I bought a replacement microcontroller, and went through the laborious process of soldering it in - not easy when it has 44 pins and I have only one soldering iron and two hands. I can't say the soldering looked neat. I damaged many pads in my various attempts to solder it on and that means that the final result involves many 'bodges'. However, after closely inspecting everything to ensure there were no actual dry joints, I was at least mostly satisfied that it wouldn't fail on me.

I flashed the firmware, this time using standard microcontroller programming tools and the un-encrypted firmware image I'd sneakily obtained. Low and behold it worked. Well, that is to say, the microcontroller worked. I was lucky that the EEPROM chip, separate from the microcontroller, survived the entire process with its calibration values intact, however in the process I'd managed to screw up part of the inverter.

I went through a long and gruelling process of tracking down the problem with the inverter, during which the main 12V SMPS decided to call it quits and pass its 25V input voltage through to the output. This didn't help matters: it fried a good handful of ICs and ASICs on the board. It was like I'd fixed the real problem, but at the same time, completely botched up the rest of the repair. I was able to replace everything with the help of some Asian eBay stores which somehow had supplies of 'genuine ,high quality ! [sic]' replacements for the custom inverter ASICs. I theorise that they had gotten hold of rejected batches of those ICs from the OEM, because several of the ICs I recieved were open circuit on all pins while some worked perfectly. Suffice it to say, I just found one that worked and soldered it in!

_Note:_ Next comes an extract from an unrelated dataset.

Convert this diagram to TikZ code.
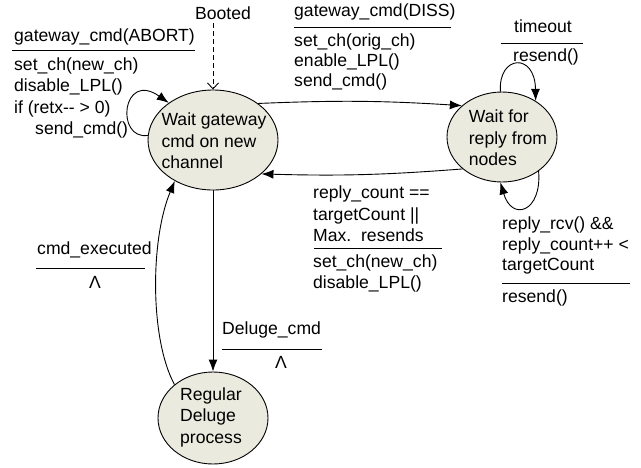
\documentclass[tikz,border=0pt]{standalone}
\usepackage{fontspec}
\setmainfont{Liberation Sans}
\usetikzlibrary{arrows.meta,shapes.geometric}
\begin{document}
\begin{tikzpicture}[x=1pt,y=-1pt,
  font=\fontsize{17.6}{21}\selectfont,
  state/.style={ellipse,draw,line width=0.9pt,fill=stfill,inner sep=0pt},
  stext/.style={align=left,inner sep=0pt,font=\fontsize{17.6}{21.5}\selectfont},
  lbl/.style={align=left,inner sep=0pt,anchor=west},
  rule/.style={line width=0.9pt},
  arr/.style={line width=0.9pt,-{Latex[length=12pt,width=9pt]}},
]
\definecolor{stfill}{HTML}{EBEADF}
\useasboundingbox (0,0) rectangle (641,467);

% states
\node[state,minimum width=130pt,minimum height=100pt] (A) at (213,140) {};
\node[stext] (At) at (214,141) {Wait gateway\\cmd on new\\channel};
\node[state,minimum width=110pt,minimum height=90pt] (B) at (502,137) {};
\node[stext] (Bt) at (508,138) {Wait for\\reply from\\nodes};
\node[state,minimum width=110pt,minimum height=92pt] (C) at (213,418) {};
\node[stext] (Ct) at (211,417) {Regular\\Deluge\\process};

% Booted
\node[inner sep=0pt] (boot) at (223,13) {Booted};
\coordinate (bt) at (213,23);
\draw[line width=0.9pt,dash pattern=on 5pt off 3pt,-{Straight Barb[length=6pt,width=11pt]}] (bt) -- (A.north);

% ABORT self loop
\draw[arr] (A.176) .. controls (115,140) and (122,70) .. (A.140);
\node[lbl] (abc) at (14,37) {gateway\_cmd(ABORT)};
\draw[rule] (12,50) -- (195,50);
\node[lbl,font=\fontsize{17.6}{21.5}\selectfont] (aba) at (14,98) {set\_ch(new\_ch)\\disable\_LPL()\\if (retx-{}- > 0)\\\hspace*{21pt}send\_cmd()};

% A -> B
\draw[arr] (A.39) to[bend left=3] (B.142);
\node[lbl] (dic) at (294,12) {gateway\_cmd(DISS)};
\draw[rule] (294,27) -- (451,27);
\node[lbl,font=\fontsize{17.6}{20}\selectfont] (dia) at (294,62) {set\_ch(orig\_ch)\\enable\_LPL()\\send\_cmd()};

% B -> A
\draw[arr] (B.219) to[bend left=3] (A.325);
\node[lbl,font=\fontsize{17.6}{21.5}\selectfont] (rcc) at (313,214) {reply\_count ==\\targetCount ||\\Max.\ \ resends};
\draw[rule] (314,248) -- (442,248);
\node[lbl,font=\fontsize{17.6}{21}\selectfont] (rca) at (313,273.5) {set\_ch(new\_ch)\\disable\_LPL()};

% B top loop
\draw[arr] (B.92) .. controls (498,55) and (535,52) .. (B.47);
\node[inner sep=0pt] (toc) at (543,26) {timeout};
\draw[rule] (501,43) -- (583,43);
\node[inner sep=0pt] (toa) at (546,57) {resend()};

% B bottom loop
\draw[arr] (B.317) .. controls (542,212) and (512,222) .. (B.268);
\node[lbl,font=\fontsize{17.6}{20.5}\selectfont] (rrc) at (502,245.5) {reply\_rcv() \&\&\\reply\_count++ <\\targetCount};
\draw[rule] (502,283) -- (630,283);
\node[lbl] (rra) at (502,298) {resend()};

% A -> C
\draw[arr] (A.south) -- (C.north);
\node[lbl] (dgc) at (222,330) {Deluge\_cmd};
\draw[rule] (222,349) -- (322,349);
\node[inner sep=0pt] (dga) at (281,362) {Λ};

% C -> A
\draw[arr] (C.139) .. controls (150,340) and (150,240) .. (A.227);
\node[lbl] (cec) at (37,250) {cmd\_executed};
\draw[rule] (36,268) -- (145,268);
\node[inner sep=0pt] (cea) at (95,282) {Λ};
\end{tikzpicture}
\end{document}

With all that done, there was a heroic moment when the thing finally produced a 230V sinusoidal output for the first time in several years. Soon after, it gained enough trust to be plugged into the mains(!) and some time after that I considered it fully fixed.

Corrupted EEPROM

However, there was one thing still wrong. It wouldn't estimate its runtime correctly. These things are supposed to give you a number of minutes that they could supply battery power for, at the present load. But it would calculate exactly 168.0 minutes no matter the load on it. Why?

I did some digging, knowing that the estimate was being passed from the main processor to the communications processor and then out to the network card. What I found was that the main processor was actually estimating 9999 minutes - the highest value it could - but the communications processor was suffering from some kind of overflow and displaying something else, clearly not expecting something like that. Normal runtime estimates top out at less than 400 minutes.

Why? Well to cut a long story short, I found that the thing thought it had no less than 85 external battery packs connected! I mean, full credit to APC for making something that can, at least in software, support up to 85 external battery packs, but really? It seems like the EEPROM did somehow get just a little bit corrupted during my work on the PCB, and that was the result. With that fixed - the number set to zero - the problem was gone.

The best part of 3 years later, the thing still sits on my desk doing exactly what it's supposed to do. Looking on from the outside, you wouldn't have a clue how much I've messed with it!